The search warrant contained the same description of the property sought and the place to be searched as the affidavit. *872 The warrant told the officer executing it what property he was to seize, and told him with reasonable particularity where he was to conduct the search. A description is sufficient if it permits the officer executing the warrant to locate with reasonable effort the premises to be searched. State v. Cortman, 87 Or.Adv.Sh. 319, 320, 446 P.2d 681, 683 (1968).

A search warrant for "gems, mountings for gems, costume jewelry, women's wearing apparel and burglary tools" was held sufficient in People v. Crovedi, 253 Cal. App. 2d 739, 61 Cal. Rptr. 349, 353 (1967). Search warrants for "rifles, shotgun, pistol, revolver, implement or dangerous weapon used in the commission of a felony" and "United States currency, cloth bank bags of the property of Boston Consolidated Gas" were held sufficient in Commonwealth v. Owens, 350 Mass. 633, 216 N.E.2d 411, 412-413 (1966).

The search warrant in this case itemized the property to be picked up, and described the car from which the property was to be taken. Police officials could not, under that warrant, have taken similar items from any other location. The property and the place where it was to be seized were described in the search warrant with sufficient particularity.

As his second assignment, the defendant claims the court erred in admitting in evidence all of the material and articles taken from defendant's automobile, particularly four wheels which are not set out or described in the affidavit of probable cause or in the search warrant itself. In the course of the trial, the only objections which the defendant made to the introduction of the property in evidence were insufficiency of identification and the fact that the defendant's automobile was not in the personal possession of the state police officer from the time he first inspected it until he searched the vehicle at the towing company several hours later. He does not base his appeal on the objection actually made.

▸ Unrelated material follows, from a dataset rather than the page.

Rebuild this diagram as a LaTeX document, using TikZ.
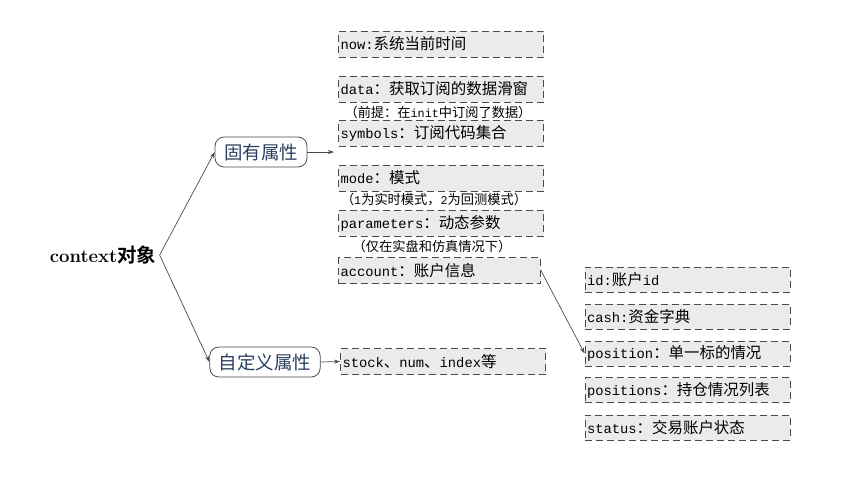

The objections to the introduction of evidence had no relationship to the assignment of error.

In this court, for the first time, defendant mentions other objections to the search warrant and the affidavit of probable cause, but which were not mentioned in his motion to suppress evidence. A motion to suppress evidence should be made before trial, unless the defendant was unaware of the procedure or had no opportunity to present his motion before trial. See State v. Ramon, 248 Or. 96, 99, 432 P.2d 507 (1967); State v. Hayncs, 233 Or. 292, 294, 377 P.2d 166 (1962). The defendant made his motion to suppress before trial in this case. It follows that he should not, subsequent to the trial, assign new reasons for suppressing the evidence. We have, nevertheless, examined the record in this case in the light of additional objections raised here for the first time and we find them to be without merit.

The judgment is affirmed.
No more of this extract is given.